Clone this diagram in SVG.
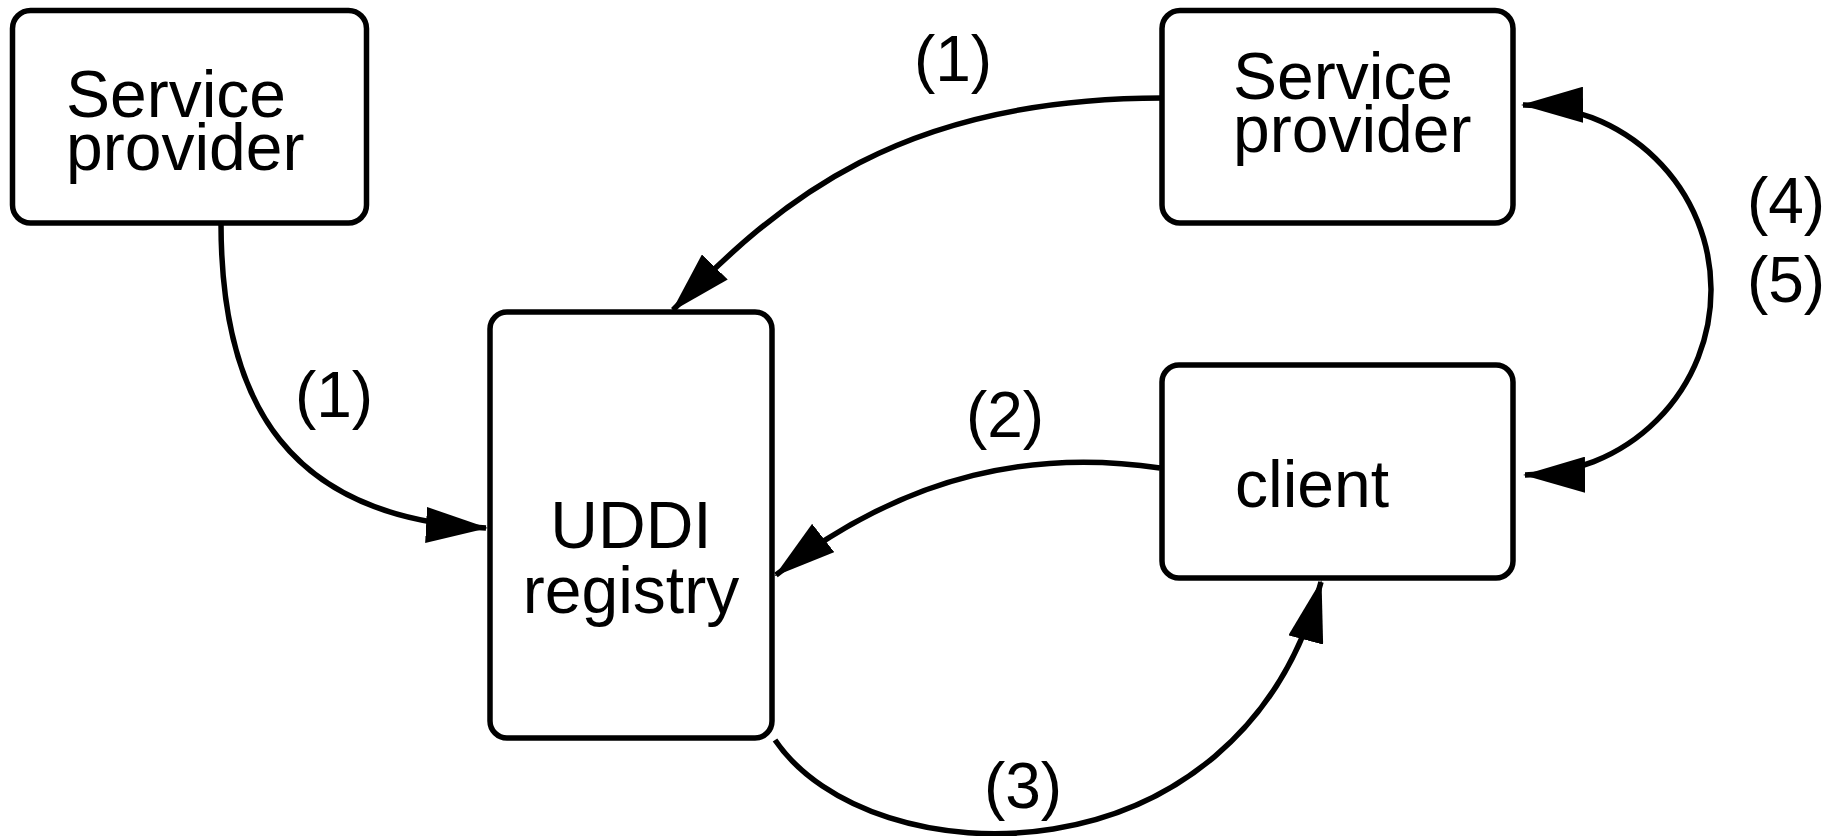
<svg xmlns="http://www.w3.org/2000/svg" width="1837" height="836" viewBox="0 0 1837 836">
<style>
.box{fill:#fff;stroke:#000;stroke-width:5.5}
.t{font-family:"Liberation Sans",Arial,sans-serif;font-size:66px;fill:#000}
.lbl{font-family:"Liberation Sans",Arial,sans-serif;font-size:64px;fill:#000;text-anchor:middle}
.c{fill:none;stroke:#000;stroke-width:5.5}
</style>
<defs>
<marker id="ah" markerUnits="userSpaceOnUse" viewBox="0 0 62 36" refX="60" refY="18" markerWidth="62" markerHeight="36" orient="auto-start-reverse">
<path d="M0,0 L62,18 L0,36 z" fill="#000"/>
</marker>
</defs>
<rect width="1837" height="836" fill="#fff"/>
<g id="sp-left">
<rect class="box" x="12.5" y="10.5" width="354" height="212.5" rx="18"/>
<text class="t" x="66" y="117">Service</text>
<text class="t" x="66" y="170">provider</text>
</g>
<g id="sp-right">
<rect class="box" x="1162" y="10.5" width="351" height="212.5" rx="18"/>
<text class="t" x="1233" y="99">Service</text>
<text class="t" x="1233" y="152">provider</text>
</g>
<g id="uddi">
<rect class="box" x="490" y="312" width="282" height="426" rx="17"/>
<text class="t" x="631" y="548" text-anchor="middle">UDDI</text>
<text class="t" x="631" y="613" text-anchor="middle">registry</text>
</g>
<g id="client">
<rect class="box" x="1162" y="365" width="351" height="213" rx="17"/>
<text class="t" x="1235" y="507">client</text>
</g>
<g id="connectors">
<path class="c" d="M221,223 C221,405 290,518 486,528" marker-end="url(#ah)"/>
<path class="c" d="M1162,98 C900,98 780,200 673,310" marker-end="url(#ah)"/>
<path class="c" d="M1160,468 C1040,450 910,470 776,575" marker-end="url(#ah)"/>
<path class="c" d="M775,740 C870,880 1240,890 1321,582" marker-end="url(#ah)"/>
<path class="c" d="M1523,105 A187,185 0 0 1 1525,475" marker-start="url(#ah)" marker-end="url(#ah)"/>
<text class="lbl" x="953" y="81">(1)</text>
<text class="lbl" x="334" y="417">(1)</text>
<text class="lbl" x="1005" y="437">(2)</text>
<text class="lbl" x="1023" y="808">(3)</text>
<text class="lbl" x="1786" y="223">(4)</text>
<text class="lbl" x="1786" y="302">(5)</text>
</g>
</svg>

━━━━━━━━━━━━━━━━

Copy out all of the material exactly as written, without its pictures.

The result -
Clone this diagram in SVG.
<svg xmlns="http://www.w3.org/2000/svg" width="1837" height="836" viewBox="0 0 1837 836">
<style>
.box{fill:#fff;stroke:#000;stroke-width:5.5}
.t{font-family:"Liberation Sans",Arial,sans-serif;font-size:66px;fill:#000}
.lbl{font-family:"Liberation Sans",Arial,sans-serif;font-size:64px;fill:#000;text-anchor:middle}
.c{fill:none;stroke:#000;stroke-width:5.5}
</style>
<defs>
<marker id="ah" markerUnits="userSpaceOnUse" viewBox="0 0 62 36" refX="60" refY="18" markerWidth="62" markerHeight="36" orient="auto-start-reverse">
<path d="M0,0 L62,18 L0,36 z" fill="#000"/>
</marker>
</defs>
<rect width="1837" height="836" fill="#fff"/>
<g id="sp-left">
<rect class="box" x="12.5" y="10.5" width="354" height="212.5" rx="18"/>
<text class="t" x="66" y="117">Service</text>
<text class="t" x="66" y="170">provider</text>
</g>
<g id="sp-right">
<rect class="box" x="1162" y="10.5" width="351" height="212.5" rx="18"/>
<text class="t" x="1233" y="99">Service</text>
<text class="t" x="1233" y="152">provider</text>
</g>
<g id="uddi">
<rect class="box" x="490" y="312" width="282" height="426" rx="17"/>
<text class="t" x="631" y="548" text-anchor="middle">UDDI</text>
<text class="t" x="631" y="613" text-anchor="middle">registry</text>
</g>
<g id="client">
<rect class="box" x="1162" y="365" width="351" height="213" rx="17"/>
<text class="t" x="1235" y="507">client</text>
</g>
<g id="connectors">
<path class="c" d="M221,223 C221,405 290,518 486,528" marker-end="url(#ah)"/>
<path class="c" d="M1162,98 C900,98 780,200 673,310" marker-end="url(#ah)"/>
<path class="c" d="M1160,468 C1040,450 910,470 776,575" marker-end="url(#ah)"/>
<path class="c" d="M775,740 C870,880 1240,890 1321,582" marker-end="url(#ah)"/>
<path class="c" d="M1523,105 A187,185 0 0 1 1525,475" marker-start="url(#ah)" marker-end="url(#ah)"/>
<text class="lbl" x="953" y="81">(1)</text>
<text class="lbl" x="334" y="417">(1)</text>
<text class="lbl" x="1005" y="437">(2)</text>
<text class="lbl" x="1023" y="808">(3)</text>
<text class="lbl" x="1786" y="223">(4)</text>
<text class="lbl" x="1786" y="302">(5)</text>
</g>
</svg>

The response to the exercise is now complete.